From pro-iBiosphere Wiki
Jump to: navigation, search

The pitch

OCR correction is a long standing problem, especially given the huge amount of literature being made available by BHL. A simple way to correct errors in text would be useful. The whole text doesn't need to be corrected, often just a few characters need to edited to correct a taxonomic name, museum code, collection date, etc.


Examples of variation in a single name due to OCR errors:

  • Eleutherodactylus
  • Eleutheroclactylus
  • Eleuthewdactyliis
  • Eleiitherodactylus
  • Eleuthewdactylus

There are lots of ways to approach the problem of OCR markup correction, but I think the following is desirable:

  • Simple user interface, ideally WYSIWYG
  • User as much browser technology as we can, e.g. the "contenteditable" tag
  • Allow multiple people to edit
  • Ability to work offline (e.g., can we sit on a plane and correct text, then sync when we get back online?)

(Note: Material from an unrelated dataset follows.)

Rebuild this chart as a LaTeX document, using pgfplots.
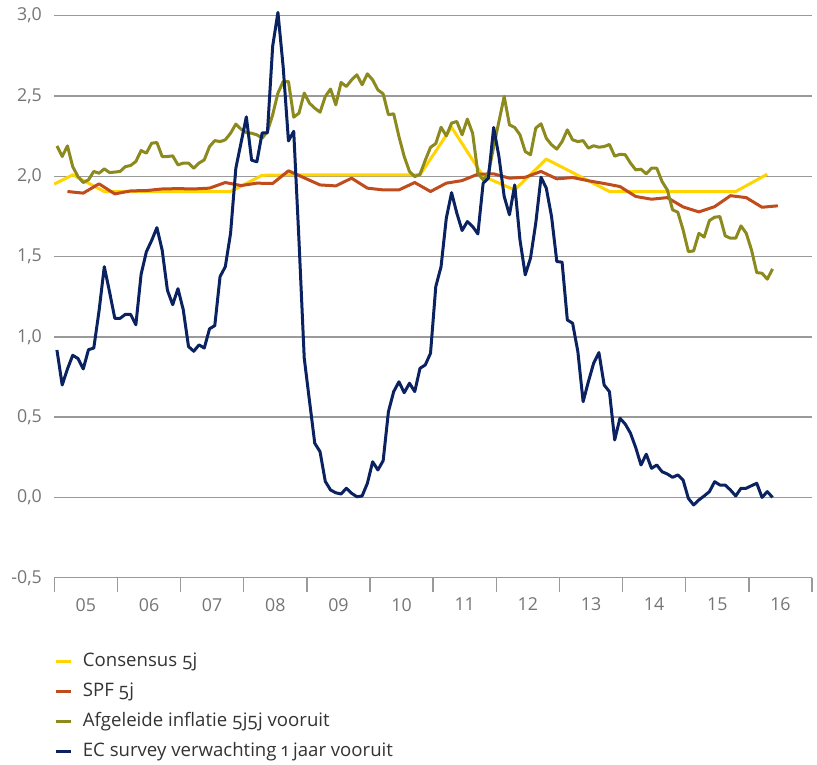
\documentclass[border=0pt]{standalone}
\usepackage{pgfplots}
\pgfplotsset{compat=1.18}
\usepackage{fontspec}
\setmainfont{Open Sans}
\newfontfamily\legfont[Numbers=OldStyle]{Open Sans}
\definecolor{cons}{HTML}{FFD400}
\definecolor{spf}{HTML}{C04B1C}
\definecolor{afg}{HTML}{8C8A1E}
\definecolor{ecs}{HTML}{0B2260}
\definecolor{gridc}{HTML}{9A9A9A}
\definecolor{tickc}{HTML}{757575}
\definecolor{legc}{HTML}{333333}

% x = maand sinds jan 2005 (0 = jan 05)
\pgfplotstableread{
k v
-0.5 1.951
3 2.009
9 1.905
15 1.905
21 1.905
27 1.905
33 1.905
39 2.006
45 2.009
51 2.009
57 2.009
63 2.009
69 2.009
75 2.305
81 2.000
87 1.915
93 2.107
99 2.006
105 1.905
111 1.905
117 1.905
123 1.905
129 1.905
135 2.013
}\consensus

\pgfplotstableread{
k v
2 1.905
5 1.895
8 1.953
11 1.890
14 1.909
17 1.911
20 1.921
23 1.923
26 1.921
29 1.926
32 1.961
35 1.942
38 1.957
41 1.955
44 2.034
47 1.990
50 1.946
53 1.940
56 1.988
59 1.926
62 1.915
65 1.915
68 1.961
71 1.905
74 1.957
77 1.973
80 2.013
83 2.015
86 1.988
89 1.994
92 2.030
95 1.984
98 1.992
101 1.972
104 1.955
107 1.936
110 1.874
113 1.857
116 1.867
119 1.809
122 1.778
125 1.811
128 1.879
131 1.867
134 1.807
137 1.816
}\spf

\pgfplotstableread{
k v
0 2.189
1 2.123
2 2.189
3 2.060
4 1.998
5 1.961
6 1.978
7 2.030
8 2.019
9 2.046
10 2.023
11 2.026
12 2.030
13 2.060
14 2.067
15 2.092
16 2.160
17 2.144
18 2.206
19 2.210
20 2.123
21 2.123
22 2.127
23 2.071
24 2.082
25 2.082
26 2.050
27 2.082
28 2.102
29 2.185
30 2.222
31 2.216
32 2.227
33 2.268
34 2.325
35 2.293
36 2.272
37 2.268
38 2.258
39 2.237
40 2.279
41 2.383
42 2.518
43 2.590
44 2.590
45 2.368
46 2.393
47 2.518
48 2.455
49 2.424
50 2.399
51 2.497
52 2.543
53 2.445
54 2.584
55 2.559
56 2.600
57 2.632
58 2.570
59 2.638
60 2.600
61 2.538
62 2.513
63 2.383
64 2.389
65 2.247
66 2.123
67 2.030
68 1.998
69 2.012
70 2.100
71 2.180
72 2.204
73 2.305
74 2.252
75 2.331
76 2.341
77 2.258
78 2.356
79 2.268
80 2.019
81 1.978
82 2.019
83 2.185
84 2.341
85 2.497
86 2.320
87 2.304
88 2.258
89 2.154
90 2.134
91 2.300
92 2.327
93 2.237
94 2.196
95 2.169
96 2.216
97 2.289
98 2.227
99 2.216
100 2.222
101 2.175
102 2.190
103 2.181
104 2.185
105 2.198
106 2.125
107 2.137
108 2.134
109 2.082
110 2.040
111 2.044
112 2.015
113 2.050
114 2.050
115 1.967
116 1.915
117 1.791
118 1.776
119 1.666
120 1.531
121 1.535
122 1.645
123 1.621
124 1.724
125 1.745
126 1.749
127 1.629
128 1.614
129 1.614
130 1.691
131 1.645
132 1.541
133 1.400
134 1.396
135 1.359
136 1.423
}\afgeleid

\pgfplotstableread{
k v
0 0.918
1 0.700
2 0.800
3 0.885
4 0.865
5 0.800
6 0.920
7 0.930
8 1.160
9 1.437
10 1.280
11 1.115
12 1.115
13 1.140
14 1.140
15 1.075
16 1.390
17 1.530
18 1.600
19 1.680
20 1.540
21 1.290
22 1.200
23 1.300
24 1.170
25 0.940
26 0.910
27 0.950
28 0.930
29 1.050
30 1.070
31 1.375
32 1.437
33 1.645
34 2.050
35 2.210
36 2.370
37 2.100
38 2.090
39 2.270
40 2.270
41 2.810
42 3.020
43 2.680
44 2.220
45 2.280
46 1.600
47 0.867
48 0.600
49 0.337
50 0.285
51 0.100
52 0.046
53 0.029
54 0.021
55 0.057
56 0.026
57 0.004
58 0.009
59 0.088
60 0.222
61 0.171
62 0.229
63 0.534
64 0.659
65 0.720
66 0.652
67 0.711
68 0.659
69 0.804
70 0.825
71 0.898
72 1.313
73 1.437
74 1.739
75 1.898
76 1.770
77 1.662
78 1.718
79 1.687
80 1.641
81 1.957
82 1.988
83 2.304
84 2.123
85 1.874
86 1.760
87 1.946
88 1.604
89 1.386
90 1.490
91 1.708
92 1.994
93 1.926
94 1.749
95 1.469
96 1.465
97 1.105
98 1.085
99 0.908
100 0.596
101 0.721
102 0.836
103 0.902
104 0.700
105 0.659
106 0.358
107 0.493
108 0.457
109 0.400
110 0.310
111 0.202
112 0.269
113 0.181
114 0.202
115 0.160
116 0.146
117 0.125
118 0.140
119 0.108
120 -0.006
121 -0.047
122 -0.016
123 0.009
124 0.036
125 0.098
126 0.077
127 0.077
128 0.046
129 0.009
130 0.057
131 0.057
132 0.073
133 0.088
134 0.000
135 0.036
136 0.000
}\ecsurvey

\begin{document}
\begin{tikzpicture}
\useasboundingbox (0,0) rectangle (408.5pt,382pt);
\begin{axis}[
  at={(27.15pt,93.15pt)}, anchor=south west,
  scale only axis, width=378.85pt, height=281pt,
  xmin=-0.5, xmax=143.5, ymin=-0.5, ymax=3,
  clip=false,
  axis x line*=bottom, axis y line*=left,
  y axis line style={draw=none},
  x axis line style={gridc, line width=0.75pt},
  xtick={5.5,17.5,...,137.5},
  xticklabels={05,06,07,08,09,10,11,12,13,14,15,16},
  minor xtick={-0.5,11.5,...,143.5},
  ytick={-0.5,0,0.5,1,1.5,2,2.5,3},
  yticklabels={{-0,5},{0,0},{0,5},{1,0},{1,5},{2,0},{2,5},{3,0}},
  major tick length=0pt, minor tick length=7pt, tick align=outside,
  minor tick style={gridc, line width=0.75pt},
  ymajorgrids, major grid style={gridc, line width=0.75pt},
  tick label style={font=\fontsize{8.9}{10}\selectfont, text=tickc},
  yticklabel style={inner sep=0pt, xshift=-6pt},
  xticklabel style={inner sep=0pt, anchor=north, yshift=-10pt},
  legend cell align=left,
  legend image code/.code={\draw[#1, line width=1.4pt] (0pt,0pt) -- (7.5pt,0pt);},
  legend style={draw=none, fill=none, inner sep=0pt, at={(0,-0.132)}, anchor=north west,
    font=\legfont\fontsize{9.3}{11}\selectfont, text=legc,
    column sep=5.2pt, row sep=5.5pt, nodes={inner sep=0pt, text height=7.3pt, text depth=2.2pt}},
  every axis plot/.append style={line width=1.5pt, line join=round},
]
\addplot[cons] table[x=k, y=v] {\consensus};
\addlegendentry{Consensus 5j}
\addplot[spf] table[x=k, y=v] {\spf};
\addlegendentry{SPF 5j}
\addplot[afg] table[x=k, y=v] {\afgeleid};
\addlegendentry{Afgeleide inflatie 5j5j vooruit}
\addplot[ecs] table[x=k, y=v] {\ecsurvey};
\addlegendentry{EC survey verwachting 1 jaar vooruit}
\end{axis}
\end{tikzpicture}
\end{document}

The ability to sync data on and offline suggests a database like CouchDB, and it's browser-based equivalent PouchDB. One implementation would be to display the page text in HTML, laid out as closely as possible to the original text. Each line is tagged "contenteditable" so a user can edit the text, if the user leaves that line its contents are saved to the database.

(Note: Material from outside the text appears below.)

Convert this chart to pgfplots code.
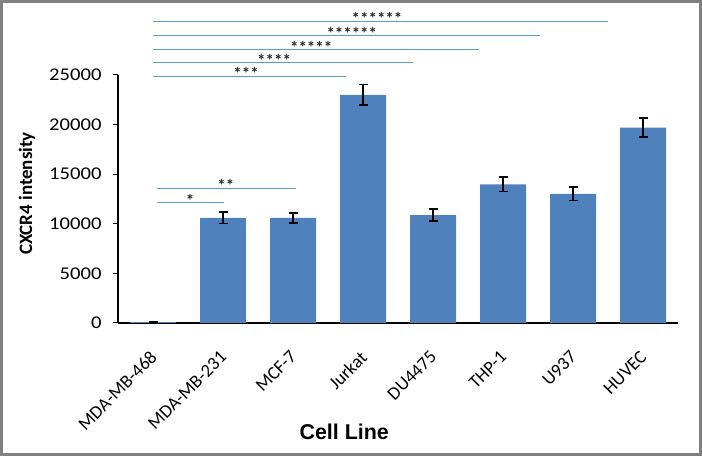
\documentclass[border=0pt]{standalone}
\usepackage{pgfplots}
\pgfplotsset{compat=1.18}
\usepackage{fontspec}
\setmainfont{Carlito}
\newfontfamily\arialfont{Liberation Sans}
\newfontfamily\widefont[FakeStretch=1.15]{Carlito}
\definecolor{barblue}{RGB}{79,129,189}
\definecolor{siglite}{RGB}{91,155,213}
\definecolor{framegray}{RGB}{128,128,128}
\pgfplotstableread{
x y e
0 100 60
1 10600 580
2 10600 500
3 23000 1050
4 10880 600
5 13980 730
6 13020 680
7 19700 980
}\celldata
\begin{document}
\begin{tikzpicture}[x=1bp,y=1bp]
\useasboundingbox (0,0) rectangle (702,456);
\fill[white] (0,0) rectangle (702,456);
\draw[framegray, line width=3bp] (1.5,1.5) rectangle (700.5,454.5);
\begin{axis}[
  at={(118bp,133bp)}, anchor=south west,
  width=560bp, height=248bp, scale only axis,
  xmin=-0.5, xmax=7.5, ymin=0, ymax=25000,
  axis x line*=bottom, axis y line*=left,
  axis line style={-, black, line width=1.2bp},
  clip=false,
  xtick={0,...,7},
  xticklabels={MDA-MB-468,MDA-MB-231,MCF-7,Jurkat,DU4475,THP-1,U937,HUVEC},
  xtick style={draw=none},
  xticklabel style={rotate=45, anchor=north east, font=\fontsize{18.5}{20}\selectfont, inner sep=1bp, xshift=-17bp, yshift=-11.5bp},
  ytick={0,5000,10000,15000,20000,25000},
  ytick style={black, line width=1bp},
  tick align=outside, major tick length=5bp,
  yticklabel style={font=\widefont\fontsize{18}{20}\selectfont, xshift=-8bp},
  scaled y ticks=false,
  /pgf/number format/.cd, set thousands separator={}, assume math mode=true,
  /pgfplots/.cd,
  xlabel={Cell Line},
  xlabel style={at={(axis description cs:0.404,-0.44)}, anchor=center, font=\arialfont\bfseries\fontsize{21.5}{24}\selectfont},
  ylabel={CXCR4 intensity},
  ylabel style={at={(axis description cs:-0.1625,0.522)}, anchor=center, font=\bfseries\fontsize{19}{22}\selectfont},
]
\addplot[ybar, bar width=0.657, bar shift=0pt, fill=barblue, draw=none,
  error bars/.cd, y dir=both, y explicit,
  error bar style={black, line width=1.6bp},
  error mark options={black, line width=1.6bp, mark size=4.5bp, rotate=90}]
  table[x=x, y=y, y error=e] {\celldata};
% significance lines
\addplot[siglite, line width=1bp, no marks] coordinates {(0,30413) (6.5,30413)};
\addplot[siglite, line width=1bp, no marks] coordinates {(0,28932) (5.53,28932)};
\addplot[siglite, line width=1bp, no marks] coordinates {(0,27593) (4.66,27593)};
\addplot[siglite, line width=1bp, no marks] coordinates {(0,26213) (3.71,26213)};
\addplot[siglite, line width=1bp, no marks] coordinates {(0,24874) (2.76,24874)};
\addplot[siglite, line width=1bp, no marks] coordinates {(0.06,13565) (2.04,13565)};
\addplot[siglite, line width=1bp, no marks] coordinates {(0.06,12115) (1.01,12115)};
\tikzset{star/.style={font=\bfseries\fontsize{17}{19}\selectfont, text=black!85, inner sep=0pt, yshift=-2.5bp}}
\node[star] at (axis cs:3.2,30950) {******};
\node[star] at (axis cs:2.84,29400) {******};
\node[star] at (axis cs:2.26,28070) {*****};
\node[star] at (axis cs:1.73,26720) {****};
\node[star] at (axis cs:1.33,25380) {***};
\node[star] at (axis cs:0.53,12560) {*};
\node[star] at (axis cs:1.04,14070) {**};
\end{axis}
\end{tikzpicture}
\end{document}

The use of CouchDB makes some design decisions simple. The data is stored in JSON, it can be placed on a public server in the cloud so that anyone could have the edited text (such as BHL). Users could edit the text offline in their browser, and store those edits in PouchDB, eventually syncing them with the central database.


Peter Hovenkamp: A lot of this sort of technology has aready been developed by the Distributed Proofreaders project (http://www.pgdp.net/c/)

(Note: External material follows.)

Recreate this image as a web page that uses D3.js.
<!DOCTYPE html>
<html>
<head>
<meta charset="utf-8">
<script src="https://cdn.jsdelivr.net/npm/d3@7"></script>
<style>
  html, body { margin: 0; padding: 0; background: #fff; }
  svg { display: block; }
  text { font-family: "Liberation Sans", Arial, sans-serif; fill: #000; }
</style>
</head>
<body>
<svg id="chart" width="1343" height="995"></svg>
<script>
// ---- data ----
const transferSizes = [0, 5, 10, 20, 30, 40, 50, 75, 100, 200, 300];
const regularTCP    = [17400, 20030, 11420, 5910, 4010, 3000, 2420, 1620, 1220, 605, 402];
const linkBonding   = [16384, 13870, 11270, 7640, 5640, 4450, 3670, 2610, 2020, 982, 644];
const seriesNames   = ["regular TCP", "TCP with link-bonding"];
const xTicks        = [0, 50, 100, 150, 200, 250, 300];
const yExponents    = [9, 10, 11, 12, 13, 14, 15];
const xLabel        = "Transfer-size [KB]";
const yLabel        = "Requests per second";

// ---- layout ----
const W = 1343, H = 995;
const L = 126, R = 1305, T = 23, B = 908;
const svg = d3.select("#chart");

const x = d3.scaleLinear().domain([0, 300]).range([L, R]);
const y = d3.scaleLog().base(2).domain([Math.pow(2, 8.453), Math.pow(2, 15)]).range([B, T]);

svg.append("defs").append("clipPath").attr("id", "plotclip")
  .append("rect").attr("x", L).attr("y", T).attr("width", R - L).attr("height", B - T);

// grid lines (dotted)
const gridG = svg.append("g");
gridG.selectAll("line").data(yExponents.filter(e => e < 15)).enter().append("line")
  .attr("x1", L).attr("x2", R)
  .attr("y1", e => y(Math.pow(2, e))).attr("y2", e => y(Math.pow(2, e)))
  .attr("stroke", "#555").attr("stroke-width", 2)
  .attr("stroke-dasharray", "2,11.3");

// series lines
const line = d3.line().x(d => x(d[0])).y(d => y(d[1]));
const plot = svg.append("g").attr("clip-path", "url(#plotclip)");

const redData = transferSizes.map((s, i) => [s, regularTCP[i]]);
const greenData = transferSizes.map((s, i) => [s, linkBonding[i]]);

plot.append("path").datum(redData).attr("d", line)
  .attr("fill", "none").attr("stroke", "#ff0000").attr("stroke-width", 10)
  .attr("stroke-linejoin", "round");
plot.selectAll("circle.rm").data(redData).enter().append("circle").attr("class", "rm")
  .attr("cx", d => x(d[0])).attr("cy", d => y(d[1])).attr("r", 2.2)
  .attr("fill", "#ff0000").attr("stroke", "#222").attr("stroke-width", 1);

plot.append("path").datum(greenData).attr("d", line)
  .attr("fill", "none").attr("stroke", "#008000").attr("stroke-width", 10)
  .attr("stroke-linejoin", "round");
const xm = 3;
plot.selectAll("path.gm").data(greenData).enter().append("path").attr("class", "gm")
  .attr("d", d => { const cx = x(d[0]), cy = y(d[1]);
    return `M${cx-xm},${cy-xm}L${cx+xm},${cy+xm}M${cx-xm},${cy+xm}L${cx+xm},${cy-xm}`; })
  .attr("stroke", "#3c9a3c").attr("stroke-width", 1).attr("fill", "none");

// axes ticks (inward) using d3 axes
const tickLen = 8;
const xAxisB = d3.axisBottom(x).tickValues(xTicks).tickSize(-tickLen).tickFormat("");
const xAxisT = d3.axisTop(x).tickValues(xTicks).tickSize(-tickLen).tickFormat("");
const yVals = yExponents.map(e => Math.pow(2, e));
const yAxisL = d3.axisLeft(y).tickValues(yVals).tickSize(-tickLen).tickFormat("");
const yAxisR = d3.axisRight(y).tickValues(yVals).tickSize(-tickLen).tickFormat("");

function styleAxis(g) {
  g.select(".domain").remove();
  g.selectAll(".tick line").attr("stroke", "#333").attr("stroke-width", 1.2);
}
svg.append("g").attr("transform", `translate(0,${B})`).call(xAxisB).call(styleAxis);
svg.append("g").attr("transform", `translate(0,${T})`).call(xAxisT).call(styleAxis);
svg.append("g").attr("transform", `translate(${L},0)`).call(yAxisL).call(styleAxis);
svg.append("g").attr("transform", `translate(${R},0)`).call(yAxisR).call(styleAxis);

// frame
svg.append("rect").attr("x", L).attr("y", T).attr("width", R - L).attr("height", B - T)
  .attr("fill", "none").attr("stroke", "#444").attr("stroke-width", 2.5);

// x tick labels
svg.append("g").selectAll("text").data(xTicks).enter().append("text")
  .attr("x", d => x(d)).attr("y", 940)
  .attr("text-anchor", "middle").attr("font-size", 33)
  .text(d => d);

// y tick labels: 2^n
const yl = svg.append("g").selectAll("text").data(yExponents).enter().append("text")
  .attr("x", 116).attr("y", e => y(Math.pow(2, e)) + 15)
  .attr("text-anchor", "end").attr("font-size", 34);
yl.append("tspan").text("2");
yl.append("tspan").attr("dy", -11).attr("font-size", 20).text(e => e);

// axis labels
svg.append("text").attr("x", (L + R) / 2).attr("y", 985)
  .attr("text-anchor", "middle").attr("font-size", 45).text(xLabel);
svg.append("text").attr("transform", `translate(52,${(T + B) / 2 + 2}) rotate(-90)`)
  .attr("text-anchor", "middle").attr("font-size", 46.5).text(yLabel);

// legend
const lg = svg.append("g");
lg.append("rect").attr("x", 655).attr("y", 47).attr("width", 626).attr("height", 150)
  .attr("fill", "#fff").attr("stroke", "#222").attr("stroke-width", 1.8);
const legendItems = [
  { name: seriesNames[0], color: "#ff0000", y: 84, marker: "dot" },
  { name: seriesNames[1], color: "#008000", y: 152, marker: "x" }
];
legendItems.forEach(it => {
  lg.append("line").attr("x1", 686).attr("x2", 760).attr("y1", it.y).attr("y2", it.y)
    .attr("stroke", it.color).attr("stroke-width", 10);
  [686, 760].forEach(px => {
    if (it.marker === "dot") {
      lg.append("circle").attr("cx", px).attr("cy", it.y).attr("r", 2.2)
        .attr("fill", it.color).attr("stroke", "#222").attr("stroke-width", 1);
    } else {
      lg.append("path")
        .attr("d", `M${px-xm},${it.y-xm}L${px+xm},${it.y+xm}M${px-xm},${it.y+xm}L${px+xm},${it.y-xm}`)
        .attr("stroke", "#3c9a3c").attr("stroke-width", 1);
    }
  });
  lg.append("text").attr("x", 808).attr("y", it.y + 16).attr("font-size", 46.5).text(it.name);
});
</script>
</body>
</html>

--David Shorthouse Could think about using PDF.js for this as well https://github.com/mozilla/pdf.js. Example from GN http://demo.globalnames.org/reconciler?token=wN6HUIvWQuG1JdEVdaJ7cw

Marko Tähtinen: I added to the scope of use case the need to check specimen labels from OCR for match in limited dictionary for common attributes e.g. colletor's name, country etc. I created simple REST/JSON service that takes as input word from OCR and returns attribute type and possible correction. Example input: Latxia output: [{"ocrCorrectedString":"countryFixed: Latvia"}]

Starting points


Very crude demo showing capture of edits.

  • demo on bionames [1]

What would be the outcome?

A usable tool to correct OCR errors, and just as importantly, make those correction available to anyone.